AVAILABLE DATA>

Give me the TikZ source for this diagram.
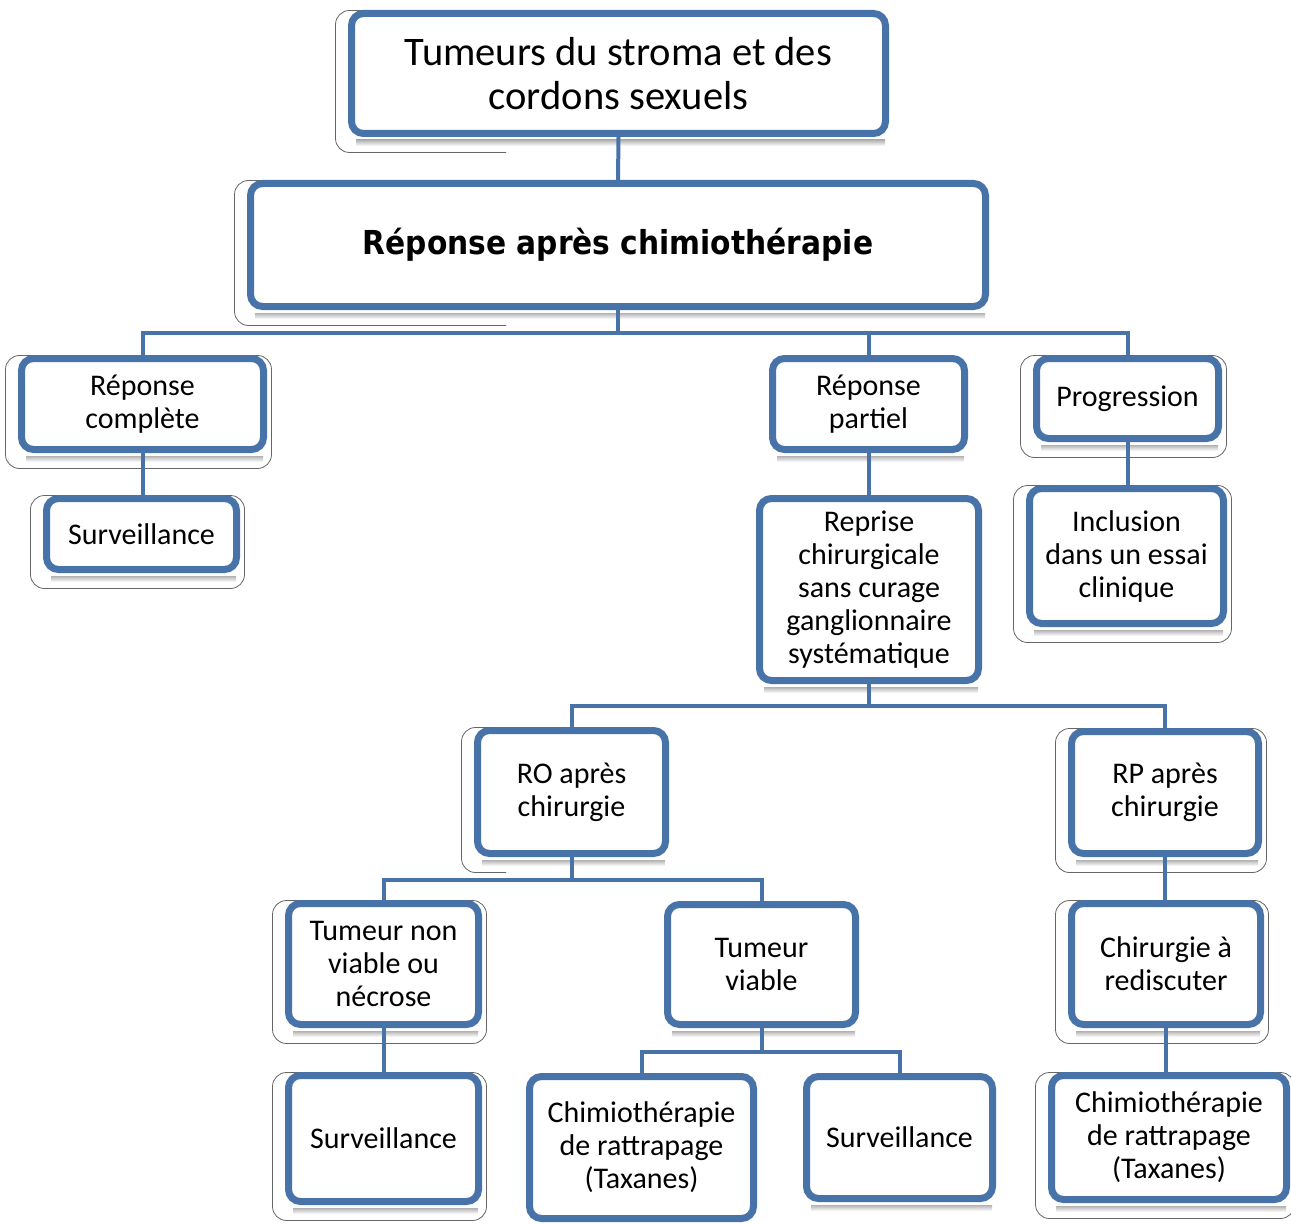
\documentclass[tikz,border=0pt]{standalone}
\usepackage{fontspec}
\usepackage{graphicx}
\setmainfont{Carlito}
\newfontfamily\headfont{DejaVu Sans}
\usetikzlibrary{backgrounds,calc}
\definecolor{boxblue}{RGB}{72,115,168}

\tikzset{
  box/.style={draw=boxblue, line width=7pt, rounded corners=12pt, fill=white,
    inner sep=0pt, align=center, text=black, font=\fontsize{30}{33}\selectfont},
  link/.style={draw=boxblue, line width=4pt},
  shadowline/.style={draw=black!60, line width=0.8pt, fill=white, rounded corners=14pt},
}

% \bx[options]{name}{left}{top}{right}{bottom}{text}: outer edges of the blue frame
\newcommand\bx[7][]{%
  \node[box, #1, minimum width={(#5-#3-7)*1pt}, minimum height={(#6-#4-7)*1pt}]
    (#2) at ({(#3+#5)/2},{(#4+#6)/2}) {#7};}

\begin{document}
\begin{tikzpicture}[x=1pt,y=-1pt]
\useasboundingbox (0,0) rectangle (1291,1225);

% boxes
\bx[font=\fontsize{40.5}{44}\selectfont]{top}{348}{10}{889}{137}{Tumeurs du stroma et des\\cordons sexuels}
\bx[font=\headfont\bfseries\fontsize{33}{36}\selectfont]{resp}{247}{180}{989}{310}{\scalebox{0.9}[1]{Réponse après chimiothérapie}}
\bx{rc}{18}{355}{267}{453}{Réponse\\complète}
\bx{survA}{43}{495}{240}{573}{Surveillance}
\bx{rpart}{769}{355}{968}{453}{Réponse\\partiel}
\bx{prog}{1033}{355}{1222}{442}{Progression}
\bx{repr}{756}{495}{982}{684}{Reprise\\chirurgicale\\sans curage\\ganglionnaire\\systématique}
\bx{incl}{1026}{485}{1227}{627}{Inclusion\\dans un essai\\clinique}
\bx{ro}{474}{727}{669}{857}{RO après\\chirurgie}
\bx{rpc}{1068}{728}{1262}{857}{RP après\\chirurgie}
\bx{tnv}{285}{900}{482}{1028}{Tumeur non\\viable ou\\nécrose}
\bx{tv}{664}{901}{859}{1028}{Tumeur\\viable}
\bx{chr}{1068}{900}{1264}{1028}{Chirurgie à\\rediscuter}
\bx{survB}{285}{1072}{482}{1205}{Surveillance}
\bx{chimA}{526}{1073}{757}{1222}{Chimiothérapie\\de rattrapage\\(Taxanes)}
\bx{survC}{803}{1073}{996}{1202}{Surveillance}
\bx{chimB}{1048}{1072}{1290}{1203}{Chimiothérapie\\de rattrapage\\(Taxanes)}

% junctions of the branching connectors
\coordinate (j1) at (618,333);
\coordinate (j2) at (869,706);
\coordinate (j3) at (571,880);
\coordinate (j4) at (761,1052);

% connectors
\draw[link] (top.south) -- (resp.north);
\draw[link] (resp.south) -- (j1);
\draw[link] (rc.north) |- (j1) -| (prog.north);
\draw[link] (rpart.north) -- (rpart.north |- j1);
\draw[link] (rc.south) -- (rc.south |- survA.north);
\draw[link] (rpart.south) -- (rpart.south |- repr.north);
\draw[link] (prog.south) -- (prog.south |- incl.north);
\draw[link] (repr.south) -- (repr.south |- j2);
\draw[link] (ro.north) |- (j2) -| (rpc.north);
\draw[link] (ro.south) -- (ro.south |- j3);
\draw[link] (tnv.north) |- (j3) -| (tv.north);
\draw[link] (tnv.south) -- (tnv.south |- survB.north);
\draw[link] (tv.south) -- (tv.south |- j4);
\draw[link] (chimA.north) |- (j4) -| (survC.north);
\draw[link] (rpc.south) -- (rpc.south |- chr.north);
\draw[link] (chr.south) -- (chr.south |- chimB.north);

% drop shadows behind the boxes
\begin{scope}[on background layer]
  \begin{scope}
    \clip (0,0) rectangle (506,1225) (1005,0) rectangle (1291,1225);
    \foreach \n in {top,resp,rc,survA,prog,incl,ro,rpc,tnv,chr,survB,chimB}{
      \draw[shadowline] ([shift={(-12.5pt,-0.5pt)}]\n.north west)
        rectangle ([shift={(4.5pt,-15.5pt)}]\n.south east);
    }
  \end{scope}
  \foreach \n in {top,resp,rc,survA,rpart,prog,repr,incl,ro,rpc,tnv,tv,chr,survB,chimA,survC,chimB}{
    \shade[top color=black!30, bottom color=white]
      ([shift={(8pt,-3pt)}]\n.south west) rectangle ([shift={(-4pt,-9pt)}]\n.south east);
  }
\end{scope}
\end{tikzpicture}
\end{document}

GIVEN TASK> Up to and including the line containing "(0,0) rectangle (1291,1225);", repeat every line from the start of the data, but none of the pictures.

SOLUTION FOR THIS PROBLEM>
Give me the TikZ source for this diagram.
\documentclass[tikz,border=0pt]{standalone}
\usepackage{fontspec}
\usepackage{graphicx}
\setmainfont{Carlito}
\newfontfamily\headfont{DejaVu Sans}
\usetikzlibrary{backgrounds,calc}
\definecolor{boxblue}{RGB}{72,115,168}

\tikzset{
  box/.style={draw=boxblue, line width=7pt, rounded corners=12pt, fill=white,
    inner sep=0pt, align=center, text=black, font=\fontsize{30}{33}\selectfont},
  link/.style={draw=boxblue, line width=4pt},
  shadowline/.style={draw=black!60, line width=0.8pt, fill=white, rounded corners=14pt},
}

% \bx[options]{name}{left}{top}{right}{bottom}{text}: outer edges of the blue frame
\newcommand\bx[7][]{%
  \node[box, #1, minimum width={(#5-#3-7)*1pt}, minimum height={(#6-#4-7)*1pt}]
    (#2) at ({(#3+#5)/2},{(#4+#6)/2}) {#7};}

\begin{document}
\begin{tikzpicture}[x=1pt,y=-1pt]
\useasboundingbox (0,0) rectangle (1291,1225);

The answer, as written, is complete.